▶ [Your objective]: Copy the data that follows, character for character, minus the pictures.

▶ [Given data]:
* START *

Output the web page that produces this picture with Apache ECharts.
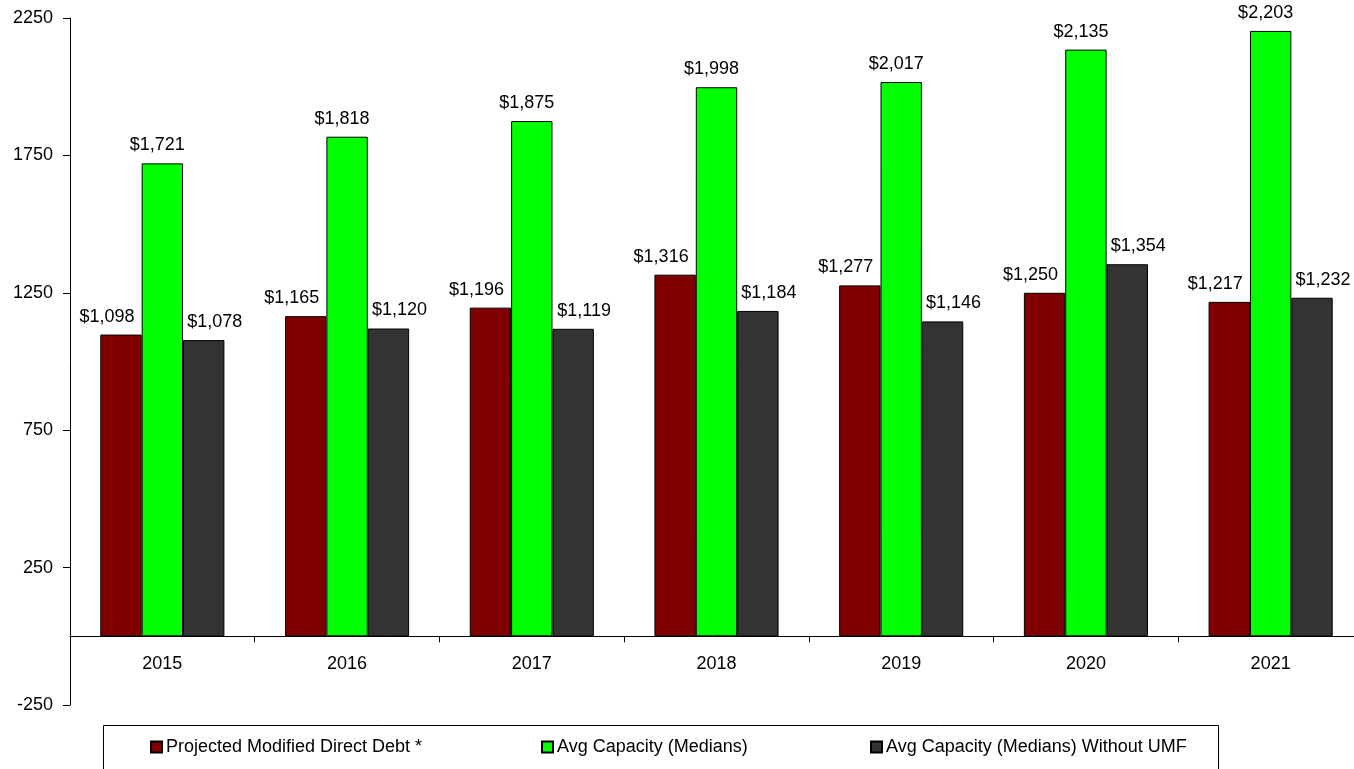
<!DOCTYPE html>
<html>
<head>
<meta charset="utf-8">
<title>Debt vs Capacity</title>
<script src="https://cdn.jsdelivr.net/npm/echarts@6/dist/echarts.min.js"></script>
<style>
  html, body { margin: 0; padding: 0; background: #fff; }
  #chart { width: 1354px; height: 769px; }
</style>
</head>
<body>
<div id="chart"></div>
<script>
// Fiscal years on the category axis
const years = ['2015', '2016', '2017', '2018', '2019', '2020', '2021'];

// Series values (in $ millions)
const projectedDebt = [1098, 1165, 1196, 1316, 1277, 1250, 1217];
const avgCapacity = [1721, 1818, 1875, 1998, 2017, 2135, 2203];
const avgCapacityNoUMF = [1078, 1120, 1119, 1184, 1146, 1354, 1232];

// Value-axis tick labels
const yTicks = [-250, 250, 750, 1250, 1750, 2250];
const yMin = -250;
const yMax = 2250;

const seriesNames = [
  'Projected Modified Direct Debt *',
  'Avg Capacity (Medians)',
  'Avg Capacity (Medians) Without UMF'
];

const FONT = '"Liberation Sans", Arial, sans-serif';

// Plot area
const GRID_TOP = 18;
const GRID_BOTTOM = 64;
const PLOT_H = 769 - GRID_TOP - GRID_BOTTOM;
// Lift the category axis from the bottom of the plot up to the zero line
const zeroLift = PLOT_H * (0 - yMin) / (yMax - yMin);

function money(v) {
  return '$' + String(v).replace(/\B(?=(\d{3})+(?!\d))/g, ',');
}

function barSeries(name, data, color, dx) {
  return {
    name: name,
    type: 'bar',
    data: data,
    barGap: '0%',
    barCategoryGap: '32.8%',
    itemStyle: { color: color, borderColor: '#000', borderWidth: 1 },
    label: {
      show: true,
      position: 'top',
      distance: 9,
      offset: [dx, 0],
      color: '#000',
      fontFamily: FONT,
      fontSize: 18,
      formatter: p => money(p.value)
    },
    emphasis: { disabled: true },
    animation: false
  };
}

function legendAt(left, name) {
  return {
    left: left,
    top: 738,
    data: [name],
    icon: 'rect',
    itemWidth: 11,
    itemHeight: 11,
    itemGap: 0,
    padding: 0,
    selectedMode: false,
    textStyle: { fontFamily: FONT, fontSize: 18, color: '#000', padding: [0, 0, 0, -1] }
  };
}

const chart = echarts.init(document.getElementById('chart'), null, { renderer: 'canvas' });

chart.setOption({
  backgroundColor: '#fff',
  animation: false,
  grid: {
    left: 70, top: GRID_TOP, width: 1293, bottom: GRID_BOTTOM,
    containLabel: false, outerBoundsMode: 'none'
  },
  xAxis: {
    type: 'category',
    data: years,
    boundaryGap: true,
    offset: -zeroLift,
    axisLine: { onZero: false, lineStyle: { color: '#000', width: 1 } },
    axisTick: { show: true, length: 6, lineStyle: { color: '#000' } },
    axisLabel: { color: '#000', fontFamily: FONT, fontSize: 18, margin: 19 },
    splitLine: { show: false }
  },
  yAxis: {
    type: 'value',
    min: yMin,
    max: yMax,
    axisLine: { show: true, onZero: false, lineStyle: { color: '#000', width: 1 } },
    axisTick: { show: true, length: 7, customValues: yTicks, lineStyle: { color: '#000' } },
    axisLabel: {
      color: '#000', fontFamily: FONT, fontSize: 18, margin: 17,
      customValues: yTicks, formatter: v => String(v)
    },
    splitLine: { show: false }
  },
  legend: [
    legendAt(150, seriesNames[0]),
    legendAt(541, seriesNames[1]),
    legendAt(870, seriesNames[2])
  ],
  graphic: [{
    type: 'rect',
    shape: { x: 103.5, y: 725.5, width: 1115, height: 60 },
    style: { fill: 'none', stroke: '#000', lineWidth: 1 },
    silent: true
  }],
  series: [
    barSeries(seriesNames[0], projectedDebt, '#800000', -14),
    barSeries(seriesNames[1], avgCapacity, '#00ff00', -5),
    barSeries(seriesNames[2], avgCapacityNoUMF, '#333333', 11)
  ]
});
</script>
</body>
</html>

* END *

▶ [Task answer]:
Output the web page that produces this picture with Apache ECharts.
<!DOCTYPE html>
<html>
<head>
<meta charset="utf-8">
<title>Debt vs Capacity</title>
<script src="https://cdn.jsdelivr.net/npm/echarts@6/dist/echarts.min.js"></script>
<style>
  html, body { margin: 0; padding: 0; background: #fff; }
  #chart { width: 1354px; height: 769px; }
</style>
</head>
<body>
<div id="chart"></div>
<script>
// Fiscal years on the category axis
const years = ['2015', '2016', '2017', '2018', '2019', '2020', '2021'];

// Series values (in $ millions)
const projectedDebt = [1098, 1165, 1196, 1316, 1277, 1250, 1217];
const avgCapacity = [1721, 1818, 1875, 1998, 2017, 2135, 2203];
const avgCapacityNoUMF = [1078, 1120, 1119, 1184, 1146, 1354, 1232];

// Value-axis tick labels
const yTicks = [-250, 250, 750, 1250, 1750, 2250];
const yMin = -250;
const yMax = 2250;

const seriesNames = [
  'Projected Modified Direct Debt *',
  'Avg Capacity (Medians)',
  'Avg Capacity (Medians) Without UMF'
];

const FONT = '"Liberation Sans", Arial, sans-serif';

// Plot area
const GRID_TOP = 18;
const GRID_BOTTOM = 64;
const PLOT_H = 769 - GRID_TOP - GRID_BOTTOM;
// Lift the category axis from the bottom of the plot up to the zero line
const zeroLift = PLOT_H * (0 - yMin) / (yMax - yMin);

function money(v) {
  return '$' + String(v).replace(/\B(?=(\d{3})+(?!\d))/g, ',');
}

function barSeries(name, data, color, dx) {
  return {
    name: name,
    type: 'bar',
    data: data,
    barGap: '0%',
    barCategoryGap: '32.8%',
    itemStyle: { color: color, borderColor: '#000', borderWidth: 1 },
    label: {
      show: true,
      position: 'top',
      distance: 9,
      offset: [dx, 0],
      color: '#000',
      fontFamily: FONT,
      fontSize: 18,
      formatter: p => money(p.value)
    },
    emphasis: { disabled: true },
    animation: false
  };
}

function legendAt(left, name) {
  return {
    left: left,
    top: 738,
    data: [name],
    icon: 'rect',
    itemWidth: 11,
    itemHeight: 11,
    itemGap: 0,
    padding: 0,
    selectedMode: false,
    textStyle: { fontFamily: FONT, fontSize: 18, color: '#000', padding: [0, 0, 0, -1] }
  };
}

const chart = echarts.init(document.getElementById('chart'), null, { renderer: 'canvas' });

chart.setOption({
  backgroundColor: '#fff',
  animation: false,
  grid: {
    left: 70, top: GRID_TOP, width: 1293, bottom: GRID_BOTTOM,
    containLabel: false, outerBoundsMode: 'none'
  },
  xAxis: {
    type: 'category',
    data: years,
    boundaryGap: true,
    offset: -zeroLift,
    axisLine: { onZero: false, lineStyle: { color: '#000', width: 1 } },
    axisTick: { show: true, length: 6, lineStyle: { color: '#000' } },
    axisLabel: { color: '#000', fontFamily: FONT, fontSize: 18, margin: 19 },
    splitLine: { show: false }
  },
  yAxis: {
    type: 'value',
    min: yMin,
    max: yMax,
    axisLine: { show: true, onZero: false, lineStyle: { color: '#000', width: 1 } },
    axisTick: { show: true, length: 7, customValues: yTicks, lineStyle: { color: '#000' } },
    axisLabel: {
      color: '#000', fontFamily: FONT, fontSize: 18, margin: 17,
      customValues: yTicks, formatter: v => String(v)
    },
    splitLine: { show: false }
  },
  legend: [
    legendAt(150, seriesNames[0]),
    legendAt(541, seriesNames[1]),
    legendAt(870, seriesNames[2])
  ],
  graphic: [{
    type: 'rect',
    shape: { x: 103.5, y: 725.5, width: 1115, height: 60 },
    style: { fill: 'none', stroke: '#000', lineWidth: 1 },
    silent: true
  }],
  series: [
    barSeries(seriesNames[0], projectedDebt, '#800000', -14),
    barSeries(seriesNames[1], avgCapacity, '#00ff00', -5),
    barSeries(seriesNames[2], avgCapacityNoUMF, '#333333', 11)
  ]
});
</script>
</body>
</html>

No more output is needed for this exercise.